In other essays, Batuman writes about her own travels in St. Petersburg, Switzerland, and elsewhere, tracing the lives of famous Russian authors. Part of Batuman's work is critical, as she engages in fresh new writings on some of her favorite authors as she walks in their shoes. She writes about Pushkin, for example, as she traces his journeys through the Caucasus. She investigates a possible murder on Tolstoy's estate while writing about Tolstoy's life and literature. Her interest, in particular, is in the weird; this is clear as she writes about the reproduction of an eighteenth-century ice palace, which was recreated as a model of the palace of Anna Ivanovna. Batuman traveled to St. Petersburg on a journalistic assignment to see the palace, where she wondered about its purpose. It was beautiful, a work of art, but also a haunted house, a fairy tale, a science experiment, a “flood momentarily checked.” Batuman is fascinated by the symbolism of the palace, which is both whimsy and the constrictions of marriage. It is a demonstration of human vanity and waste, of power and empire.

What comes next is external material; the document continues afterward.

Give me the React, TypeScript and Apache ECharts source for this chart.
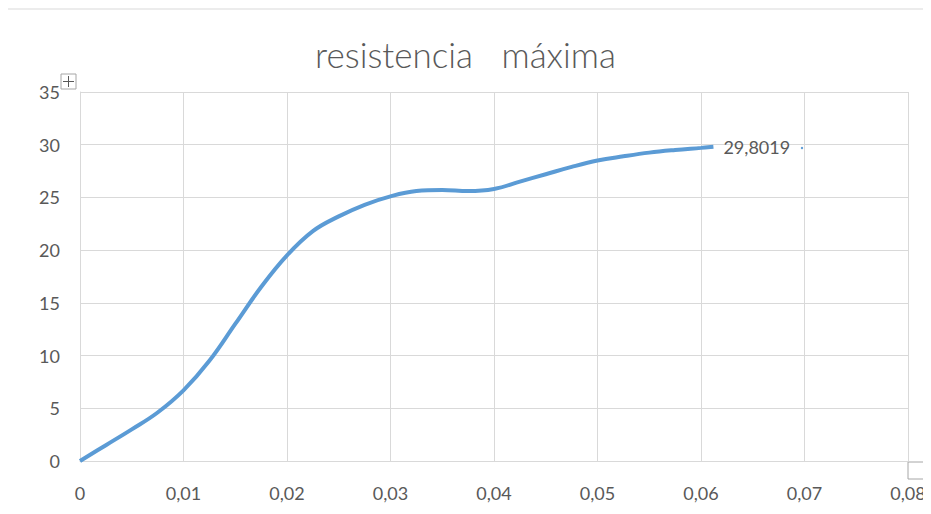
import React, { useEffect, useRef } from "react";
import * as echarts from "echarts";

// Strain (x) and maximum resistance (y) readings along the curve
const strain = [
  0, 0.0025, 0.005, 0.0075, 0.01, 0.0125, 0.015, 0.0175, 0.02, 0.0225, 0.025,
  0.0275, 0.03, 0.0325, 0.035, 0.0375, 0.04, 0.0425, 0.045, 0.0475, 0.05,
  0.0525, 0.055, 0.0575, 0.06, 0.0612,
];
const resistance = [
  0, 1.5, 3.0, 4.6, 6.7, 9.5, 13.0, 16.5, 19.5, 21.8, 23.2, 24.3, 25.1, 25.6,
  25.7, 25.6, 25.8, 26.5, 27.2, 27.9, 28.5, 28.9, 29.25, 29.5, 29.7, 29.8019,
];
const titleText = "resistencia   máxima";
const endLabelText = "29,8019";

const TEXT = "#595959";
const GRID = "#d9d9d9";
const FONT = "Lato";

function fmt(v: number): string {
  if (v === 0) return "0";
  return v.toFixed(2).replace(".", ",");
}

export default function App() {
  const ref = useRef<HTMLDivElement>(null);

  useEffect(() => {
    if (!ref.current) return;
    const chart = echarts.init(ref.current, undefined, { renderer: "svg" });
    const data = strain.map((x, i) => [x, resistance[i]]);
    chart.setOption({
      animation: false,
      backgroundColor: "#fff",
      title: {
        text: titleText,
        left: "center",
        top: 31,
        textStyle: {
          color: TEXT,
          fontSize: 35,
          fontWeight: 300,
          fontFamily: FONT,
        },
      },
      grid: { left: 80, right: 23, top: 92, bottom: 53, containLabel: false },
      xAxis: {
        type: "value",
        min: 0,
        max: 0.08,
        interval: 0.01,
        axisLine: { show: true, lineStyle: { color: GRID, width: 1 } },
        axisTick: { show: false },
        splitLine: { show: true, lineStyle: { color: GRID, width: 1 } },
        axisLabel: {
          color: TEXT,
          fontSize: 18,
          fontFamily: FONT,
          margin: 23,
          formatter: (v: number) => fmt(v),
        },
      },
      yAxis: {
        type: "value",
        min: 0,
        max: 35,
        interval: 5,
        axisLine: { show: true, lineStyle: { color: GRID, width: 1 } },
        axisTick: { show: false },
        splitLine: { show: true, lineStyle: { color: GRID, width: 1 } },
        axisLabel: {
          color: TEXT,
          fontSize: 18,
          fontFamily: FONT,
          margin: 20,
        },
      },
      series: [
        {
          type: "line",
          data,
          smooth: 0.4,
          showSymbol: false,
          symbol: "none",
          lineStyle: { color: "#5b9bd5", width: 4 },
          itemStyle: { color: "#5b9bd5" },
          endLabel: {
            show: true,
            formatter: endLabelText,
            distance: 10,
            color: TEXT,
            fontSize: 18,
            fontFamily: FONT,
          },
        },
      ],
      graphic: [
        {
          type: "rect",
          shape: { x: 5, y: 9, width: 940, height: 520 },
          style: { fill: "none", stroke: GRID, lineWidth: 1 },
          silent: true,
        },
        {
          type: "group",
          children: [
            {
              type: "rect",
              shape: { x: 61, y: 74, width: 15, height: 15 },
              style: { fill: "#fff", stroke: "#a6a6a6", lineWidth: 1 },
            },
            {
              type: "line",
              shape: { x1: 68.5, y1: 76, x2: 68.5, y2: 87 },
              style: { stroke: "#595959", lineWidth: 1 },
            },
            {
              type: "line",
              shape: { x1: 63, y1: 81.5, x2: 74, y2: 81.5 },
              style: { stroke: "#595959", lineWidth: 1 },
            },
          ],
        },
        {
          type: "rect",
          shape: { x: 908, y: 462, width: 17, height: 17 },
          style: { fill: "#fff", stroke: "#a6a6a6", lineWidth: 1 },
        },
        {
          type: "circle",
          shape: { cx: 802, cy: 148, r: 1.2 },
          style: { fill: "#5b9bd5" },
        },
      ],
    });
    return () => chart.dispose();
  }, []);

  return <div ref={ref} style={{ width: 931, height: 514, margin: -8 }} />;
}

In the final essay in the memoir, Batuman writes about her experience at Stanford, comparing her fellow graduate students and their culture to Dostoevsky's novel Demons, which is translated into English as The Possessed. This essay, in which Batuman talks about the strange power of obsession, comes to a head when she reveals that one of her fellow graduate students gave away everything he owned to move to Zagreb, where he studied theology and then moved to an island monastery thousands of miles from the place where he and Batuman met.

Elif Batuman is an author, journalist, and academic from New York City. She has written two books, The Possessed, and a novel called The Idiot, which was a finalist for the 2018 Pulitzer Prize in Fiction. Batuman has written extensively for The New Yorker, as well as The Guardian, The London Review of Books, and Harper's. She has received a Whiting Award and a Rona Jaffe Foundation Writer's Award, among other honors. Batuman received a degree in comparative literature from Stanford and studied the Uzbek language in Samarkand, Uzbekistan. She was also a writer-in-residence in Istanbul from 2010-2013.